Tragedy seldom comes alone. In the case of Japan, it first took the form of an earthquake that shook the whole country in varying degrees. Within minutes, it was followed by a tsunami that devastated Japan’s northern pacific coast. Then came reports and pictures of serious cooling problems at four nuclear reactors, with fears of partial meltdown in at least two of them. Now, worries of radiation overwhelm the Japanese, who have never experienced the kind of trauma they have been undergoing for the last three days. The photographs of a flattened airport at Sendai and the tossing of a huge ship, which was finally deposited in the heart of a city center, showed the enormity of the catastrophe that struck the quake-prone nation. Thousands have been killed while many more have been declared as missing.
However, what is most striking about the triple-tragedy is the resilience and understanding with which the people have been squaring up to the nature’s fury. Many of them have lost everything that belonged to them but they have not given up their habit of standing in queues and waiting for their turn. The earthquake-proofing technology used in the construction of multi-storied buildings helped them survive the quake and, thereby, minimize the loss. Japan has one of the most effective tsunami warning systems, but it could not do much as the tidal waves swept the coastal areas within minutes of the under-water quake, giving people little time to reach higher places. On the positive side, it did not take much time for the relief and rescue mission to start with one lakh-strong self-defense force, the largest mobilized since the Second World War, providing the leadership.
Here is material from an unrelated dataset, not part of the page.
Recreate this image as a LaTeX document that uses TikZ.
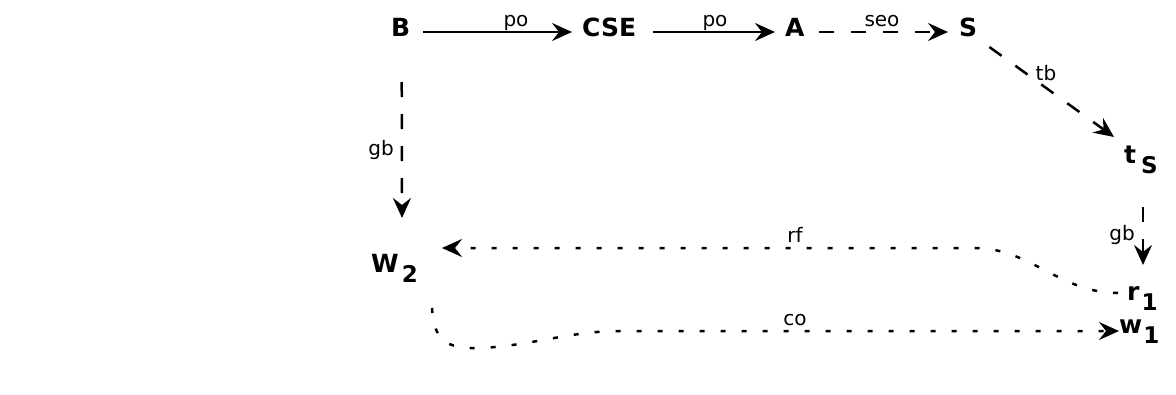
\documentclass[tikz,border=0pt]{standalone}
\usepackage{fontspec}
\setmainfont{DejaVu Sans}
\usetikzlibrary{arrows.meta,calc}
\newcommand{\nodefont}{\fontsize{25}{30}\selectfont\bfseries}
\newcommand{\edgefont}{\fontsize{20}{24}\selectfont}
\newcommand{\subsc}[2]{\hspace{#1}\raisebox{-10pt}{\fontsize{23}{28}\selectfont\bfseries #2}}
\begin{document}
\begin{tikzpicture}[x=1pt,y=-1pt,
  vtx/.style={inner sep=0pt, anchor=base west, font=\nodefont},
  elab/.style={inner sep=0pt, anchor=base, font=\edgefont},
  edgeline/.style={line width=2.5pt, -{Stealth[length=20pt,width=18pt,inset=7pt]}},
  dashedge/.style={edgeline, dash pattern=on 15pt off 17pt},
  dotedge/.style={edgeline, dash pattern=on 5pt off 16pt}]
\useasboundingbox[fill=white] (0,0) rectangle (1176,394);

% vertices
\node[vtx] (B)   at (391,36)   {B};
\node[vtx] (CSE) at (582,36)   {CSE};
\node[vtx] (A)   at (785,36)   {A};
\node[vtx] (S)   at (959,36)   {S};
\node[vtx] (tS)  at (1124,163) {t\subsc{5pt}{S}};
\node[vtx] (W2)  at (371,272)  {W\subsc{3pt}{2}};
\node[vtx] (r1)  at (1127,300) {r\subsc{2pt}{1}};
\node[vtx] (w1)  at (1119,333) {w\subsc{1pt}{1}};

% edges
\draw[edgeline] ($(B.base east)+(13,-4)$) -- ($(CSE.base west)+(-10,-4)$);
\draw[edgeline] ($(CSE.base east)+(17,-4)$) -- ($(A.base west)+(-10,-4)$);
\draw[dashedge] ($(A.base east)+(14,-4)$) -- ($(S.base west)+(-11,-4)$);
\draw[dashedge] ($(S.base east)+(12,11)$) -- ($(tS.base west)+(-10,-26)$);
\draw[dashedge] ($(B.base)+(1,46)$) -- ($(W2.base west)+(31,-54)$);
\draw[dashedge] ($(tS.base west)+(19,44)$) -- ($(r1.base west)+(16,-35)$);
\draw[dotedge] ($(r1.base west)+(-9,-7)$) .. controls (1060,293) and (1030,248) .. (975,248) -- ($(W2.base west)+(71,-24)$);
\draw[dotedge] ($(W2.base west)+(61,36)$) .. controls (434,340) and (445,349) .. (480,348) .. controls (530,346) and (570,331) .. (620,331) -- ($(w1.base west)+(0,-2)$);

% edge labels
\node[elab] (l1) at (516,26)  {po};
\node[elab] (l2) at (715,26)  {po};
\node[elab] (l3) at (882,26)  {seo};
\node[elab] (l4) at (1046,80) {tb};
\node[elab] (l5) at (381,155) {gb};
\node[elab] (l6) at (1122,240) {gb};
\node[elab] (l7) at (795,242) {rf};
\node[elab] (l8) at (795,325) {co};
\end{tikzpicture}
\end{document}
Having learnt the lessons of the Kobe earthquake of 1995 when Japan refused to accept foreign help leading to criticism that it resulted in at least 6,000 more deaths, this time there are no such restrictions.
The next few days will reveal whether radiation from the crippled reactors is a greater tragedy than the tsunami. In any case, the fuming reactors represent the worst nuclear disaster since the Chernobyl nuclear plant in the erstwhile Soviet Union leaked 25 years ago. For a country like India, which experienced a tsunami a few years ago and which has several nuclear reactors close to the sea coast, the tragedy that has befallen Japan offers many lessons.